-- BEGIN --

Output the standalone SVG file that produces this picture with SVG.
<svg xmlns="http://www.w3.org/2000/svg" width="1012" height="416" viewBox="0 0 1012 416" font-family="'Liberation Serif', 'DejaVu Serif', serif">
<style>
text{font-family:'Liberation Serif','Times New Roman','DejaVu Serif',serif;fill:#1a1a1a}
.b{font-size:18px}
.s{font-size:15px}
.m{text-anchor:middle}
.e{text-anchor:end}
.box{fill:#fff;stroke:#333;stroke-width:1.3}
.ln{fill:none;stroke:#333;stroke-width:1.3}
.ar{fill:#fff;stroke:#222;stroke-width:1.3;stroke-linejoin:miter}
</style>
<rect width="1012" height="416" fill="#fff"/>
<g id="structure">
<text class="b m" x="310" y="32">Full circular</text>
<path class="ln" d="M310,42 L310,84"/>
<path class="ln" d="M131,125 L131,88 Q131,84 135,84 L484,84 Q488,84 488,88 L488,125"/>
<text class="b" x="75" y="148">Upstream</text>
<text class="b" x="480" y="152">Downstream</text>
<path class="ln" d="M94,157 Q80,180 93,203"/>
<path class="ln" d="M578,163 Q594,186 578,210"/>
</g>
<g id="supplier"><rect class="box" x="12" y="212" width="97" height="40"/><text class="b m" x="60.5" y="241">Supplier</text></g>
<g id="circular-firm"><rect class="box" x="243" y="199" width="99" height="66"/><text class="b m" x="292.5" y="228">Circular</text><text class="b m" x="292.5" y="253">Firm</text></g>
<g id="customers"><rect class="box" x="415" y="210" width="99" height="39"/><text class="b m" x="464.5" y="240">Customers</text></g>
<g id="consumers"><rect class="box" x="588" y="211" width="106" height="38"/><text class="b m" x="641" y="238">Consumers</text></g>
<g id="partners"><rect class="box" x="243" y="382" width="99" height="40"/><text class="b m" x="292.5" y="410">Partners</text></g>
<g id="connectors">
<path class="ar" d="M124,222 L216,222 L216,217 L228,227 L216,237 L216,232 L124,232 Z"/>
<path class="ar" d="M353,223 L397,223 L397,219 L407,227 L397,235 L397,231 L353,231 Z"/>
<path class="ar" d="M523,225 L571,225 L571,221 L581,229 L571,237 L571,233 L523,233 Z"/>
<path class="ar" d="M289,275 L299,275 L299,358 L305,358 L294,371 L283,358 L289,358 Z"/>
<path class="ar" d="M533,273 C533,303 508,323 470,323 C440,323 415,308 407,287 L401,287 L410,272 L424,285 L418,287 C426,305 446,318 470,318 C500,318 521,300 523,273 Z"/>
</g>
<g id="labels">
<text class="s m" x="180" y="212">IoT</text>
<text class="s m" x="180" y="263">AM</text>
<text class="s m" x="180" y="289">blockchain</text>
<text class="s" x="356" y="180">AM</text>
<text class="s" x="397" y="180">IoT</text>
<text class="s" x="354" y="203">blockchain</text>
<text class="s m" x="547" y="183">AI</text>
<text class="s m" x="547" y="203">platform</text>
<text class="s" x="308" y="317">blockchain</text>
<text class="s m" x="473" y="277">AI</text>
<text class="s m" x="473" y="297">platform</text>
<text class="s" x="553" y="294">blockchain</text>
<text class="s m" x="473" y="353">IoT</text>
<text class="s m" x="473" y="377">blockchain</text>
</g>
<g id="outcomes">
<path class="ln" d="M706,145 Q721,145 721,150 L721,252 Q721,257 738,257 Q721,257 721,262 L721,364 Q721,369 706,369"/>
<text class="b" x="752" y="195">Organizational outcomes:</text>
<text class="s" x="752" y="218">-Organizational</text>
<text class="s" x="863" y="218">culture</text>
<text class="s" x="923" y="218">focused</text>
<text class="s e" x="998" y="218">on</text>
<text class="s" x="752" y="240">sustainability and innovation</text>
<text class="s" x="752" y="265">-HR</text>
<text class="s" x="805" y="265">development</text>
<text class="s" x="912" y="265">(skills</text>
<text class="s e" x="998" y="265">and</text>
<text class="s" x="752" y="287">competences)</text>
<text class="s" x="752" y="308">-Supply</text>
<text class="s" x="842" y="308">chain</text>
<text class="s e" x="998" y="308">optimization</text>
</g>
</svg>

-- END --

Set down every line of the listing above again, exactly as given.

Output the standalone SVG file that produces this picture with SVG.
<svg xmlns="http://www.w3.org/2000/svg" width="1012" height="416" viewBox="0 0 1012 416" font-family="'Liberation Serif', 'DejaVu Serif', serif">
<style>
text{font-family:'Liberation Serif','Times New Roman','DejaVu Serif',serif;fill:#1a1a1a}
.b{font-size:18px}
.s{font-size:15px}
.m{text-anchor:middle}
.e{text-anchor:end}
.box{fill:#fff;stroke:#333;stroke-width:1.3}
.ln{fill:none;stroke:#333;stroke-width:1.3}
.ar{fill:#fff;stroke:#222;stroke-width:1.3;stroke-linejoin:miter}
</style>
<rect width="1012" height="416" fill="#fff"/>
<g id="structure">
<text class="b m" x="310" y="32">Full circular</text>
<path class="ln" d="M310,42 L310,84"/>
<path class="ln" d="M131,125 L131,88 Q131,84 135,84 L484,84 Q488,84 488,88 L488,125"/>
<text class="b" x="75" y="148">Upstream</text>
<text class="b" x="480" y="152">Downstream</text>
<path class="ln" d="M94,157 Q80,180 93,203"/>
<path class="ln" d="M578,163 Q594,186 578,210"/>
</g>
<g id="supplier"><rect class="box" x="12" y="212" width="97" height="40"/><text class="b m" x="60.5" y="241">Supplier</text></g>
<g id="circular-firm"><rect class="box" x="243" y="199" width="99" height="66"/><text class="b m" x="292.5" y="228">Circular</text><text class="b m" x="292.5" y="253">Firm</text></g>
<g id="customers"><rect class="box" x="415" y="210" width="99" height="39"/><text class="b m" x="464.5" y="240">Customers</text></g>
<g id="consumers"><rect class="box" x="588" y="211" width="106" height="38"/><text class="b m" x="641" y="238">Consumers</text></g>
<g id="partners"><rect class="box" x="243" y="382" width="99" height="40"/><text class="b m" x="292.5" y="410">Partners</text></g>
<g id="connectors">
<path class="ar" d="M124,222 L216,222 L216,217 L228,227 L216,237 L216,232 L124,232 Z"/>
<path class="ar" d="M353,223 L397,223 L397,219 L407,227 L397,235 L397,231 L353,231 Z"/>
<path class="ar" d="M523,225 L571,225 L571,221 L581,229 L571,237 L571,233 L523,233 Z"/>
<path class="ar" d="M289,275 L299,275 L299,358 L305,358 L294,371 L283,358 L289,358 Z"/>
<path class="ar" d="M533,273 C533,303 508,323 470,323 C440,323 415,308 407,287 L401,287 L410,272 L424,285 L418,287 C426,305 446,318 470,318 C500,318 521,300 523,273 Z"/>
</g>
<g id="labels">
<text class="s m" x="180" y="212">IoT</text>
<text class="s m" x="180" y="263">AM</text>
<text class="s m" x="180" y="289">blockchain</text>
<text class="s" x="356" y="180">AM</text>
<text class="s" x="397" y="180">IoT</text>
<text class="s" x="354" y="203">blockchain</text>
<text class="s m" x="547" y="183">AI</text>
<text class="s m" x="547" y="203">platform</text>
<text class="s" x="308" y="317">blockchain</text>
<text class="s m" x="473" y="277">AI</text>
<text class="s m" x="473" y="297">platform</text>
<text class="s" x="553" y="294">blockchain</text>
<text class="s m" x="473" y="353">IoT</text>
<text class="s m" x="473" y="377">blockchain</text>
</g>
<g id="outcomes">
<path class="ln" d="M706,145 Q721,145 721,150 L721,252 Q721,257 738,257 Q721,257 721,262 L721,364 Q721,369 706,369"/>
<text class="b" x="752" y="195">Organizational outcomes:</text>
<text class="s" x="752" y="218">-Organizational</text>
<text class="s" x="863" y="218">culture</text>
<text class="s" x="923" y="218">focused</text>
<text class="s e" x="998" y="218">on</text>
<text class="s" x="752" y="240">sustainability and innovation</text>
<text class="s" x="752" y="265">-HR</text>
<text class="s" x="805" y="265">development</text>
<text class="s" x="912" y="265">(skills</text>
<text class="s e" x="998" y="265">and</text>
<text class="s" x="752" y="287">competences)</text>
<text class="s" x="752" y="308">-Supply</text>
<text class="s" x="842" y="308">chain</text>
<text class="s e" x="998" y="308">optimization</text>
</g>
</svg>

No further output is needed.